Impossibile dire come andrà a finire? Di nuovo, sì, ma anche no. Da un certo punto di vista, è facile: chiusi i seggi, partito lo spoglio, in trepida attesa dei dati, vedremo comparire sui nostri schermi le prime cifre, e presi dal panico non resisteremo a scrivere subito, di getto, altri commenti e brillanti l’avevo detto. Poi, dopo qualche ora, quelle cifre cambieranno, in genere, e in genere va così, di parecchio, e come se niente fosse, come se non fossimo stati tutti preda degli stessi abbagli, ci uniremo in un nazionale, ideale coro con Mentana, un coro liberatorio e autoassolutorio, e urleremo: Masia, porca pupazza, come cacchio hai fatto a mancare il bersaglio di cinquanta chilometri?

  1. Voglio andare a vivere in Ohio. Quello vero.

  2. 800-1000 campioni su una popolazione di 50 milioni di abitanti- questa l’attendibilità dei sondaggi italici…

  3. Tutto verissimo, dovrei dire purtroppo ma dico per fortuna… Milano e Napoli era il 2011 però, non il 2010

  4. io, con tutto, intendo dire che vorrei domani fosse il 28 di febbraio.

  5. I sondaggi pre-elettorali che ricordo io erano tutti giusti: perché se tu prevedi che Tizio prende il 20% con un errore del 4% e Caio prende il 29% con lo stesso margine d’errore, un risultato di 25% per Tizio e 24% per Caio non contraddice il sondaggio.

    Quel margine di errore vuol dire che secondo il modello statistico, nell’86% (o percentuali simili) dei casi il dato vero che sta dietro alla statistica è compreso tra il 20-4 e il 20+4.

    Il problema, semmai, è che i giornalisti e i commentatori politici in Italia non capiscono un cazzo di matematica, e se ne vantano pure (per i politici questo è vero sotto tutte le latitudini, ma il loro — per lo meno — non è un lavoro): gli allibratori inglesi sono molto più credibili nell’interpretazione dei dati.

    Ottavio
  6. Se invece ti vuoi riferire al fatto che lo staff di Bersani non ha nessuna idea di come interpretare i sondaggi e adattare, in maniera scientifica, i messaggi al loro risultato sugli elettori, hai totalmente ragione.
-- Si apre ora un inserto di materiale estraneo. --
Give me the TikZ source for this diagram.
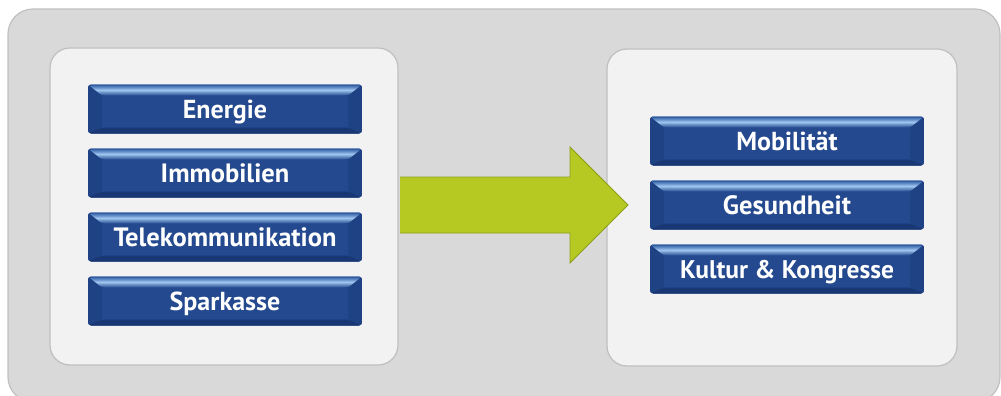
\documentclass[tikz,border=0pt]{standalone}
\usepackage{fontspec}
\setmainfont{PT Sans}
\usetikzlibrary{shadings}
\definecolor{outerfill}{RGB}{217,217,217}
\definecolor{outerline}{RGB}{192,192,192}
\definecolor{panelfill}{RGB}{242,242,242}
\definecolor{panelline}{RGB}{191,191,191}
\definecolor{btnblue}{RGB}{36,73,142}
\definecolor{btnside}{RGB}{31,66,132}
\definecolor{btnbottom}{RGB}{25,55,115}
\definecolor{btnlight}{RGB}{160,198,240}
\definecolor{btnedge}{RGB}{40,85,160}
\definecolor{arrowfill}{RGB}{181,201,34}
\definecolor{arrowline}{RGB}{140,158,25}
\tikzset{
  outerbox/.style={fill=outerfill,draw=outerline,line width=1.2pt,rounded corners=25pt},
  panel/.style={fill=panelfill,draw=panelline,line width=1.2pt,rounded corners=20pt},
  btn/.style={rounded corners=3pt,minimum width=274pt,minimum height=49pt,inner sep=0pt,
    text height=18pt,text depth=0pt,
    text=white,font=\bfseries\fontsize{26}{30}\selectfont,
    path picture={
      \coordinate (nw) at (path picture bounding box.north west);
      \coordinate (se) at (path picture bounding box.south east);
      \fill[btnblue] (nw) rectangle (se);
      \fill[btnside] (nw) -- ([xshift=14pt,yshift=-11pt]nw) -- ([xshift=14pt,yshift=6pt]nw|-se) -- (nw|-se) -- cycle;
      \fill[btnside] (nw-|se) -- ([xshift=-14pt,yshift=-11pt]nw-|se) -- ([xshift=-14pt,yshift=6pt]se) -- (se) -- cycle;
      \fill[btnbottom] (nw|-se) -- ([xshift=14pt,yshift=6pt]nw|-se) -- ([xshift=-14pt,yshift=6pt]se) -- (se) -- cycle;
      \shade[top color=btnedge,bottom color=btnblue,middle color=btnlight]
        (nw) -- (nw-|se) -- ([xshift=-14pt,yshift=-11pt]nw-|se) -- ([xshift=14pt,yshift=-11pt]nw) -- cycle;
    }},
  arrowbody/.style={fill=arrowfill},
  arrowedge/.style={draw=arrowline,line width=0.8pt,line join=miter}
}
\begin{document}
\begin{tikzpicture}[x=1pt,y=-1pt]
\useasboundingbox (0,0) rectangle (1001,396);
\draw[outerbox] (8,9) rectangle (1000,402);
\draw[panel] (50,48) rectangle (398,365);
\draw[panel] (607,49) rectangle (957,366);
% arrow
\coordinate (a1) at (400,177);
\coordinate (a2) at (570,177);
\coordinate (a3) at (570,147);
\coordinate (tip) at (628,205);
\coordinate (a5) at (570,263);
\coordinate (a6) at (570,233);
\coordinate (a7) at (400,233);
\fill[arrowbody] (a1) -- (a2) -- (a3) -- (tip) -- (a5) -- (a6) -- (a7) -- cycle;
\draw[arrowedge] (a1) -- (a2) -- (a3) -- (tip) -- (a5) -- (a6) -- (a7);
% left buttons
\node[btn] (energie) at (225,109) {Energie};
\node[btn,font=\bfseries\fontsize{26.5}{30}\selectfont] (immo) at (225,173) {Immobilien};
\node[btn,font=\bfseries\fontsize{26.5}{30}\selectfont] (tele) at (225,237) {Telekommunikation};
\node[btn] (spark) at (225,301) {Sparkasse};
% right buttons
\node[btn] (mob) at (787,141) {Mobilität};
\node[btn,font=\bfseries\fontsize{26.5}{30}\selectfont] (ges) at (787,205) {Gesundheit};
\node[btn,font=\bfseries\fontsize{25.5}{30}\selectfont] (kult) at (787,269) {Kultur \& Kongresse};
\end{tikzpicture}
\end{document}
D’altro canto, quando vedi in giro candidati in posizione eleggibile al parlamento che si fanno vanto di fare una campagna di comunicazione artigianale…
    Se si facesse fuori il genio che ha scelto un’immagine con dominante bluastra per le immagini di Bersani per queste elezioni mi chiamerei già contento, va’.

    Ottavio
  7. Ma temo sia lo stesso che due anni fa organizzò una campagna di sottoscrizione straordinaria al partito, inviando qualche milione di lettere (quelle vere, che costano 60¢ solo di francobollo) coi nomi di battesimo tutti sbagliati e che per i misteri della vita interna del PD (al cui confronto la teologia dogmatica è una passeggiata) è ancora lì a fare il responsabile dell’organizzazione.

    Ottavio
  8. No, io mi riferisco al fatto che un margine di errore del 4 percento vuol dire che stiamo asciugando gli scogli, come direbbe Bersani.
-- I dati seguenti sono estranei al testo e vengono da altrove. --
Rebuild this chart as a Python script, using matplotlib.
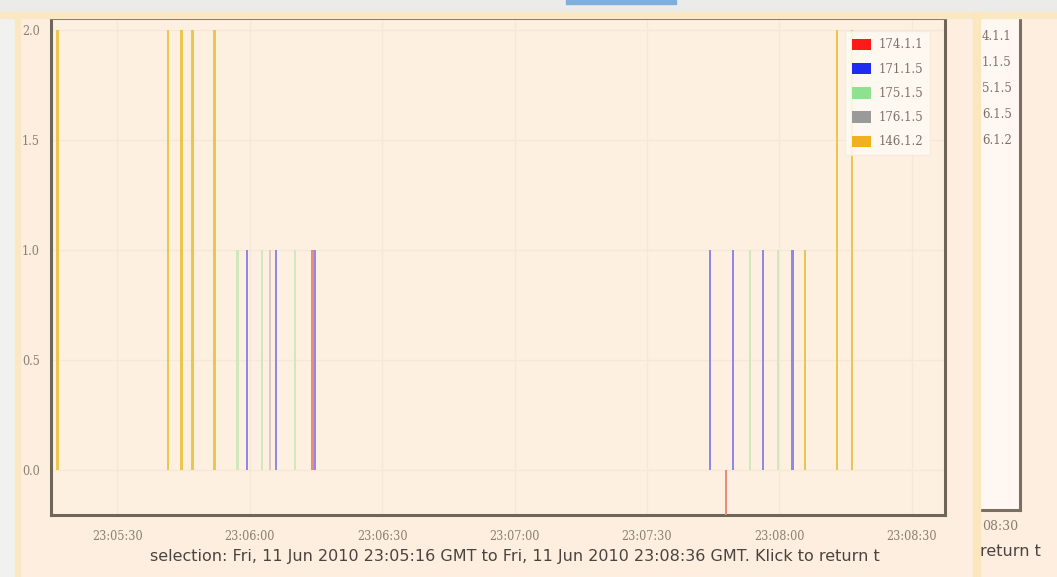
import matplotlib.pyplot as plt
from matplotlib.patches import Patch, Rectangle

# event times in seconds after 23:05:00, with bar heights
red_t = [74.2, 167.9]
red_v = [1, -1]
blue_t = [59.4, 66.0, 74.8, 164.3, 169.5, 176.3, 182.9]
blue_v = [1, 1, 1, 1, 1, 1, 1]
green_t = [57.2, 62.8, 70.3, 173.3, 179.7]
green_v = [1, 1, 1, 1, 1]
gray_t = [64.6]
gray_v = [1]
orange_t = [16.4, 41.5, 44.5, 47.0, 52.0, 185.8, 193.0, 196.4]
orange_v = [2, 2, 2, 2, 2, 1, 2, 2]

labels = ["174.1.1", "171.1.5", "175.1.5", "176.1.5", "146.1.2"]
key_colors = ["#ff1a1a", "#1f2bf0", "#8fe08f", "#9a9a9a", "#f0b020"]
bar_colors = ["#ee8a7a", "#9088e6", "#d2e8bc", "#dccbc4", "#e9c650"]

x_ticks = [30, 60, 90, 120, 150, 180, 210]
x_labels = ["23:05:30", "23:06:00", "23:06:30", "23:07:00", "23:07:30", "23:08:00", "23:08:30"]
y_ticks = [0.0, 0.5, 1.0, 1.5, 2.0]

bg = "#fdeedf"
W, H = 1057, 577

fig = plt.figure(figsize=(W / 100, H / 100), dpi=100, facecolor=bg)

# browser chrome around the chart panel
fig.patches.append(Rectangle((0, 1 - 12 / H), 1, 12 / H, transform=fig.transFigure,
                             color="#ebebea", zorder=0))
fig.patches.append(Rectangle((566 / W, 1 - 4 / H), 110 / W, 4 / H, transform=fig.transFigure,
                             color="#7fb0dd", zorder=1))
fig.patches.append(Rectangle((0, 1 - 18 / H), 1, 6 / H, transform=fig.transFigure,
                             color="#fae8c4", zorder=1))
fig.patches.append(Rectangle((0, 0), 15 / W, 1 - 12 / H, transform=fig.transFigure,
                             color="#f1f1ef", zorder=0))
fig.patches.append(Rectangle((15 / W, 0), 5 / W, 1 - 12 / H, transform=fig.transFigure,
                             color="#fbe7c2", zorder=1))
fig.patches.append(Rectangle((973 / W, 0), 7 / W, 1 - 12 / H, transform=fig.transFigure,
                             color="#fce6bd", zorder=1))

ax = fig.add_axes([51 / W, 1 - 515 / H, 894 / W, 497 / H])
ax.set_facecolor("#fef0e1")

series = [(red_t, red_v), (blue_t, blue_v), (green_t, green_v), (gray_t, gray_v), (orange_t, orange_v)]
for (t, v), c in zip(series, bar_colors):
    ax.bar(t, v, width=0.6, color=c, linewidth=0, zorder=3)

ax.set_xlim(15, 217.5)
ax.set_ylim(-0.2045, 2.0545)
ax.set_xticks(x_ticks)
ax.set_xticklabels(x_labels)
ax.set_yticks(y_ticks)
ax.set_yticklabels([f"{v:.1f}" for v in y_ticks])
ax.tick_params(length=0, labelsize=9, labelcolor="#8a8070")
ax.tick_params(axis="x", pad=11)
ax.tick_params(axis="y", pad=8)
for lab in ax.get_xticklabels() + ax.get_yticklabels():
    lab.set_family("DejaVu Serif")
    lab.set_stretch("condensed")
ax.grid(True, color="#f7e7d6", linewidth=1, zorder=0)
for s in ax.spines.values():
    s.set_color("#6f665a")
    s.set_linewidth(2.2)

handles = [Patch(facecolor=c, edgecolor="none") for c in key_colors]
leg = ax.legend(handles, labels, loc="upper right", bbox_to_anchor=(0.99, 0.985),
                prop={"family": "DejaVu Serif", "size": 8.5}, labelcolor="#7a7068",
                handlelength=1.6, handleheight=1.1, labelspacing=0.95,
                handletextpad=0.6, borderpad=0.6, fancybox=False,
                framealpha=0.85, facecolor="#fffaf4", edgecolor="#f8ead8")

# second panel partly visible at the right edge
ax2 = fig.add_axes([980 / W, 1 - 510 / H, 40 / W, 497 / H])
ax2.set_facecolor("#fff8f2")
ax2.set_xticks([])
ax2.set_yticks([])
for k in ["left", "top"]:
    ax2.spines[k].set_visible(False)
for k in ["right", "bottom"]:
    ax2.spines[k].set_color("#7a7062")
    ax2.spines[k].set_linewidth(2.2)
for lab, yy in zip(["4.1.1", "1.1.5", "5.1.5", "6.1.5", "6.1.2"], [37, 62, 88, 114, 141]):
    fig.text(982 / W, 1 - yy / H, lab, family="DejaVu Serif", size=8.5,
             color="#7a7068", va="center")
fig.text(982 / W, 1 - 527 / H, "08:30", family="DejaVu Serif", size=9,
         color="#8a8070", va="center")
fig.text(980 / W, 1 - 551 / H, "return t", size=11.5, color="#4a4440", va="center")

fig.text(150 / W, 1 - 556 / H,
         "selection: Fri, 11 Jun 2010 23:05:16 GMT to Fri, 11 Jun 2010 23:08:36 GMT. Klick to return t",
         size=11.5, color="#4a4440", va="center")

fig.savefig("out.png", dpi=100, facecolor=bg)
  9. Forse un margine di errore del 4% per ciascuna lista potrebbe anche essere sufficiente per farsi un’idea abbastanza veritiera se in competizione ci fossero due liste, ma un margine di errore del 4% “moltiplicato” su una trentina di liste (con in più una percentuale altissima di indecisi) corre il rischio (con un margine di errore nettamente inferiore al 4%) di generare mostri. Poi, risultati alla mano, vedremo quale sondaggista ha avuto più culo.
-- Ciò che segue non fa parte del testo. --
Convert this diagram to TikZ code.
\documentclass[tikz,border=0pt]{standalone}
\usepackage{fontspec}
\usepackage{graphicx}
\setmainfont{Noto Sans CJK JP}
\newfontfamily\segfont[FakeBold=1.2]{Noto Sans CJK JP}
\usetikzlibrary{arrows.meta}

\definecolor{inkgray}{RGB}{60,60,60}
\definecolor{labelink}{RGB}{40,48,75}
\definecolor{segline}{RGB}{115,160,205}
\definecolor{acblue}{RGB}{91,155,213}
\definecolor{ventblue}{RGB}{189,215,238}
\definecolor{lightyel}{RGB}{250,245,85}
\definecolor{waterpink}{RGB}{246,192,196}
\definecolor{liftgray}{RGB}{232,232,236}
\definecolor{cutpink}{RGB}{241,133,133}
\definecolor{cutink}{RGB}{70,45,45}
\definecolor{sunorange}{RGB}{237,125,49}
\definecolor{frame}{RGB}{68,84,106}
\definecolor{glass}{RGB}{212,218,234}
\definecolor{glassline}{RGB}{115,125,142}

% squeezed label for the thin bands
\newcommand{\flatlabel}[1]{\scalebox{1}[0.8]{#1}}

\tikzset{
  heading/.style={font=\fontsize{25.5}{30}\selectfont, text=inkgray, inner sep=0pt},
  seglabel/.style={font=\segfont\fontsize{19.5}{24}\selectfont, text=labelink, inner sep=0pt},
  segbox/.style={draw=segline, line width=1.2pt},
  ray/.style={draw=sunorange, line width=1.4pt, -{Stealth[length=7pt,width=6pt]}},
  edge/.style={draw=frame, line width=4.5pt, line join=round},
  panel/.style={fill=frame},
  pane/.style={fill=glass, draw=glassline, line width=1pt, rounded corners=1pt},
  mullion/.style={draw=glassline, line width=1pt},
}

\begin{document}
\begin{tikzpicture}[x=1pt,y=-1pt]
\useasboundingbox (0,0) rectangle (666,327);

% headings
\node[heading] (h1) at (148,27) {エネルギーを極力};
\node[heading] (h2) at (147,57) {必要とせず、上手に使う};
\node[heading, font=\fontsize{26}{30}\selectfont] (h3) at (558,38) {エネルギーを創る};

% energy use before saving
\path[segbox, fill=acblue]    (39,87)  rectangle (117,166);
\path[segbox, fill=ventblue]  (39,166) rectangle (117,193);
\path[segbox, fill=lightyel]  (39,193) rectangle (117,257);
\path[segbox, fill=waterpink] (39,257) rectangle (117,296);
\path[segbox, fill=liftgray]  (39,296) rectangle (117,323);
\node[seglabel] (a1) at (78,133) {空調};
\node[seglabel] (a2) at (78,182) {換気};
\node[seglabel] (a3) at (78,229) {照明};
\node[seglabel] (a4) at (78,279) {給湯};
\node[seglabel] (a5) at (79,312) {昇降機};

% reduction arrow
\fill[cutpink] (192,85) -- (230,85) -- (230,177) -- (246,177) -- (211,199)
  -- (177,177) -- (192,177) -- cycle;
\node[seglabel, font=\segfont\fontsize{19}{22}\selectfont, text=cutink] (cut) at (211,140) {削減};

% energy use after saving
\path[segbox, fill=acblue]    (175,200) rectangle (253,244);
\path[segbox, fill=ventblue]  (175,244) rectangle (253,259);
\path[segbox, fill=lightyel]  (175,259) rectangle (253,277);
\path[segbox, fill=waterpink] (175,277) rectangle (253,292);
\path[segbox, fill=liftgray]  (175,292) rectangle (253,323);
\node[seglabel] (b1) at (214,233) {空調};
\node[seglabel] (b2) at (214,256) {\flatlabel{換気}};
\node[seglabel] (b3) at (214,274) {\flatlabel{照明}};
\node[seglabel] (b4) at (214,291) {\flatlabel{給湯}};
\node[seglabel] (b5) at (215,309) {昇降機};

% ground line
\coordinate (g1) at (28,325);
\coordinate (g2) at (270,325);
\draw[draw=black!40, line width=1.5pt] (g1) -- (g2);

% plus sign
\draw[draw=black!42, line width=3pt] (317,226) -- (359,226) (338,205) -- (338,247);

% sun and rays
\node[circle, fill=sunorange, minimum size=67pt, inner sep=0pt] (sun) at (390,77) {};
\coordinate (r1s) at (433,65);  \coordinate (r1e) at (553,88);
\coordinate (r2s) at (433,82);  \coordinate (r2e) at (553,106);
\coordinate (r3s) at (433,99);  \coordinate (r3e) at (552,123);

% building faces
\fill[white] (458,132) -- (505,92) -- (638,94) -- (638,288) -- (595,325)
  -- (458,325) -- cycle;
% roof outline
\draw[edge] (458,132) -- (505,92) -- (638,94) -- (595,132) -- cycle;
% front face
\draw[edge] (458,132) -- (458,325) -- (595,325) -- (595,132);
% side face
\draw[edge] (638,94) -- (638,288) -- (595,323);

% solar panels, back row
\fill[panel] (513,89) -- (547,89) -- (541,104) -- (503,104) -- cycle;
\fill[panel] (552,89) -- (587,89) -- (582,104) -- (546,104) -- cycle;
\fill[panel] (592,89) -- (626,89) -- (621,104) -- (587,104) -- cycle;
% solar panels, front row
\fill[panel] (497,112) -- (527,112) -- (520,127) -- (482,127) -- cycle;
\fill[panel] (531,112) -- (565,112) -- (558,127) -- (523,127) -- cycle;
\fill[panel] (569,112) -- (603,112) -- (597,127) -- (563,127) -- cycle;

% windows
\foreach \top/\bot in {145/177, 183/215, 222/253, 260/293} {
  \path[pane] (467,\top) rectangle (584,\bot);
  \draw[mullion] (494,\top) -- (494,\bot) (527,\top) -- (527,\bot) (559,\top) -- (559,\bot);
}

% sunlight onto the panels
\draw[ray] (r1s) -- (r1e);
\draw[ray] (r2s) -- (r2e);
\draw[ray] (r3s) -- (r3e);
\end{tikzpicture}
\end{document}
    Forse un qualche senso maggiore può avercelo l’operazione di Termometro Politico di fare una media tra tutti i sondaggi.

    FaustoB
  10. Lo scenario Ohio è molto più semplificato, almeno nel caso delle presidenziali: due partiti, più una fetta ampia di astensionismo. Quando si tratta di primarie US, che presentano molti competitors, anche i sondaggi americani toppano alla grande.  Ora, considerata l’alta frammentazione partitica in Italia …  

    Però alcuni sondaggi sono interessanti, come quello publicato da Repubblica qualche settimana fa, su “astenendi” ed incerti (perchè spostare voti è quasi impossibile).

    Cosa avevano votato nel 2008 coloro che oggi si dichiarano propensi all’astensione ? 30% PDL – 6,7% PD -  5,2% Lega – 39% astenuti pure nel 2008. Il profilo di questo gruppo? Preponderanti le donne, tra i 18 e 29 anni, livello di istruzione medio, non praticanti.

    E coloro che oggi dichiarano di non sapere per chi votare? Nel 2008 il 33,7% aveva finito per votare PDL, il 15,3% PD, ed il 12,1% Lega. Circa il 20% non era andata a votare. Il profilo medio qui: preponderanza sempre di donne, ma tra i 45 e 54 anni, con livello di istruzione bassa, praticanti e localizzate nel nord-ovest (sic).